What's projective? By the two homotheties at $A$ mapping either $\overline{KX}$ or $\overline{LY}$ to $\overline{BC}$, there exist two circles through $M$ tangent to $\overline{AB}$ and $\overline{AC}$ intersecting $\overline{BMC}$ again at $P$ and $Q$. Let one of these circles be $\omega$, and suppose it is tangent to $\overline{AB}$ at $D_1$ and $\overline{AC}$ at $E_1$. We will resolve the case when $D_1$ is on segment $AB$; other cases are analogous. Let $P'$ be the reflection of $P$ over $M$. We will construct a circle through $M$ and $P'$ tangent to $\overline{AB}$ and $\overline{AC}$. Choose $D_2$ such that $BD_2=CE_1$ and $B$ lies on segment $AD_2$, and choose $E_2$ such that $CE_2=BD_1$ and $C$ lies on segment $AE_2$. Notice that since $BD_2^2=CE_1^2=CM \cdot CP=BM \cdot BP'$, there exists a circle $\omega_1$ through $M$ and $P'$ tangent to $\overline{AB}$ at $D_2$ since $CE_2^2=BD_1^2=BM \cdot BP=CM \cdot CP'$, there exists a circle $\omega_2$ through $M$ and $P'$ tangent to $\overline{AC}$ at $E_2$ since $AD_1+D_1B+BD_2=AE_1+E_1C+CE_2$, there exists a circle $\omega_3$ tangent to $\overline{AB}$ at $D_2$ and $\overline{AC}$ at $E_2$. If any two of $\omega_1$, $\omega_2$, and $\omega_3$ coincide, then they all coincide and we are done. Otherwise, radical axis on the three circles implies lines $AB$, $AC$, and $BC$ concur, a contradiction. $\blacksquare$

Let $D, E, F$ denote the point of tangency of $\gamma$ with sides $BC, CA, AB$ respectively. Lemma: Let $I$ denote the incenter of $\triangle ABC$, with $M$ being the midpoint of $AB$. Then: $AM, EF, DI$ are concurrent. Proof: Let $X = DI \cap EF$. Let $B'C'$ be a line passing though $X$ with $B'C' \parallel BC$. Notice that, the pedal triangle of point $I$ onto $\triangle AB'C'$ is degenerate which implies $I$ lies on $\triangle AB'C'$. Since $AI$ is the angle bisector of $\angle B'AC'$, and $X$ is the foot of perpendicular of $I$ onto $B'C'$, we have: $X$ to be the midpoint of $BC$. Taking homothety gives us the result. Note that, $KXLP$ is an isosceles trapezoid. Due to the above lemma, let $R$ denote the concurrency point of lines $AM, EF, DI$. Note that: $R$ lies on $XP$. Let $A'$ be a point such that: $AA' \parallel BC$ with $A', X, P$ collinear. Notice that, as we get $(A, A'), (K, X), (R, R), (P, L)$ are symmetric with-respect to line $DR$: $$-1=(AR;KL) = (A'R; XP).$$Taking perspective into line $BC$ from point $A$ gives: $$-1 = (A'R; XP) = (\infty M; QP).$$Therefore $M$ is the midpoint of $PQ$ and we are done.

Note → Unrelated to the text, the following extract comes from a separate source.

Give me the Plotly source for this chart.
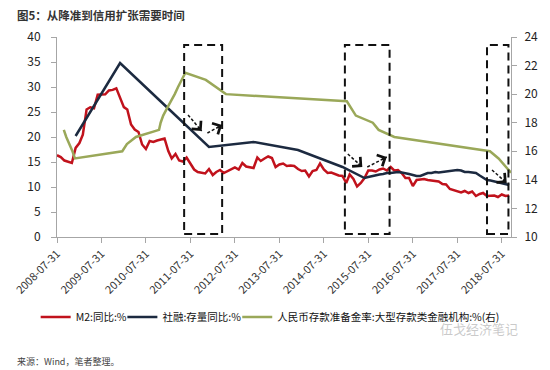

It is well known that the polar of $AM\cap EF$ where $EF$ are the incircle touch points on $AB$ and $AC$ is the line through $A$ parallel to $BC$ and also that if $D$ is the last touch point that the perpendicular from $D$ goes through $AM\cap EF$. Now let $AM\cap EF$ be $J$. Clearly $XY$ passes through $J$ so projecting from $A$ proves the result.